:: Listed records ::

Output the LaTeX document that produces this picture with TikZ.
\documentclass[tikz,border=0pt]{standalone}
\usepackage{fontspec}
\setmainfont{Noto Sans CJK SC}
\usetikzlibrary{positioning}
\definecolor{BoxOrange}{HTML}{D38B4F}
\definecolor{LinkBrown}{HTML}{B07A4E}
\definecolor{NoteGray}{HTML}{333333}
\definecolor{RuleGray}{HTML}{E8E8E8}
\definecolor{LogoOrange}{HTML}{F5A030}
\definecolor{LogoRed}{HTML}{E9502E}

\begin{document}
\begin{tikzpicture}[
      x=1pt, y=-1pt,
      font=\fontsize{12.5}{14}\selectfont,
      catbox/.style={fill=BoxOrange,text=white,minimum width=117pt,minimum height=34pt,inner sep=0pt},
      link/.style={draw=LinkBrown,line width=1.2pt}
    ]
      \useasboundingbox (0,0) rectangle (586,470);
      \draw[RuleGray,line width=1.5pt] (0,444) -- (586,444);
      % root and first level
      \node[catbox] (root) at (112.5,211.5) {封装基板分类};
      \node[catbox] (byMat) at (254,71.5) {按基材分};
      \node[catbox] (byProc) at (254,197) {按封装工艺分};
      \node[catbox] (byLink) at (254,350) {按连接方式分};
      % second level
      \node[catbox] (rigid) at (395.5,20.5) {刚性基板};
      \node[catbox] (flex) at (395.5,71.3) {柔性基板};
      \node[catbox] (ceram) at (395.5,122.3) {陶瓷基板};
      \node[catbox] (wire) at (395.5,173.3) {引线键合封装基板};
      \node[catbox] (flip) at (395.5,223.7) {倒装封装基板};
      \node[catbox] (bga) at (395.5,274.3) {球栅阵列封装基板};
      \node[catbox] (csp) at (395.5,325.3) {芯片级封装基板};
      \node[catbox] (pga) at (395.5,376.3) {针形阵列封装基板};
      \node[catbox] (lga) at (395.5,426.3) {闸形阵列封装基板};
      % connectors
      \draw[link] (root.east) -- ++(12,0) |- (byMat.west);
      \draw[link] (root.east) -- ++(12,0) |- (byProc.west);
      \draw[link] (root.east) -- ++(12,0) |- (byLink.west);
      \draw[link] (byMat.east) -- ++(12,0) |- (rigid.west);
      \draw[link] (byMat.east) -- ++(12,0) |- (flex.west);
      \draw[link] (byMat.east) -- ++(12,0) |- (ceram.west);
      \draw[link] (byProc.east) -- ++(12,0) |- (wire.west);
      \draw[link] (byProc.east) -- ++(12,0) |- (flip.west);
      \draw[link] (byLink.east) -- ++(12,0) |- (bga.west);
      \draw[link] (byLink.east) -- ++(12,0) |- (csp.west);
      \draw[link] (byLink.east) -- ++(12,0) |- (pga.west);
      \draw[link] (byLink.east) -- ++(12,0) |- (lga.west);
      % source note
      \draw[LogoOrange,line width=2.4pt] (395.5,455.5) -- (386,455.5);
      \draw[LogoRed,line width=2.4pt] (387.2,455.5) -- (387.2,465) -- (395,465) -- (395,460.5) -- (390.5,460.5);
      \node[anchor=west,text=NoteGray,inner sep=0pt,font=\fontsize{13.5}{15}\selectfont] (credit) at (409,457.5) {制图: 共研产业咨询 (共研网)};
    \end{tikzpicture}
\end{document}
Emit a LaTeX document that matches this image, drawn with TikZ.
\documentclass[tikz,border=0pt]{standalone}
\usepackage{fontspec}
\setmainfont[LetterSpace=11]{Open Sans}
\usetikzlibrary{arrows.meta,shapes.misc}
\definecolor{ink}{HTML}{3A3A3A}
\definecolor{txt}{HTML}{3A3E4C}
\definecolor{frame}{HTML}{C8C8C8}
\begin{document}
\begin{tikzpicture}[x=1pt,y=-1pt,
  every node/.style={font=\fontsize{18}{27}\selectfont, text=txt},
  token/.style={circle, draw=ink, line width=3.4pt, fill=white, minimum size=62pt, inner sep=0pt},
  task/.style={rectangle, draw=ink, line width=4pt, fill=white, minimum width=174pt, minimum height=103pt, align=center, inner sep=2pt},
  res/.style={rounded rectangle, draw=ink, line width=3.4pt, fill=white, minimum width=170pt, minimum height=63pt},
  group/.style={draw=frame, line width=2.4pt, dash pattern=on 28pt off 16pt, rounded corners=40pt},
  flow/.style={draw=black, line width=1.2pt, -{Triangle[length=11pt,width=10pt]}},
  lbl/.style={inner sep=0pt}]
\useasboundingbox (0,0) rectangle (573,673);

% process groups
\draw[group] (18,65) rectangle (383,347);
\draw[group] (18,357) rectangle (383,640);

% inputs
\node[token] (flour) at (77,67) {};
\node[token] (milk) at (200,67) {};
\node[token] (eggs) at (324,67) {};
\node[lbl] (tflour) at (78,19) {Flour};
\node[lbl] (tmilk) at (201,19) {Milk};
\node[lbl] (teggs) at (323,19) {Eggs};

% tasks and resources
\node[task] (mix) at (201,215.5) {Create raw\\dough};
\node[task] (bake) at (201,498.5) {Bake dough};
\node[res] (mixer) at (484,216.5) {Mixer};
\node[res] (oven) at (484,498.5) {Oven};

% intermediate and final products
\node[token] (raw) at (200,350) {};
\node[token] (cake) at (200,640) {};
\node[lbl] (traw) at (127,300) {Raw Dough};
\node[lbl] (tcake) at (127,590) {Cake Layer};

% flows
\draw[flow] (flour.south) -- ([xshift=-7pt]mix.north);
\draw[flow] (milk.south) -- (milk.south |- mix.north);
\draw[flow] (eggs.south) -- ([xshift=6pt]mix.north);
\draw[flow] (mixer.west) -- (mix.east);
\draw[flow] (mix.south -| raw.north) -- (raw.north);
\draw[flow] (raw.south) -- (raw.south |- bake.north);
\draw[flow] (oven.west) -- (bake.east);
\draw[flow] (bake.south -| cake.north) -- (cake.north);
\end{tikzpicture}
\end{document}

:::

* Written exercise: Only lines that contain the word "with" are wanted; copy each of them.

* Final result:
Output the LaTeX document that produces this picture with TikZ.
Emit a LaTeX document that matches this image, drawn with TikZ.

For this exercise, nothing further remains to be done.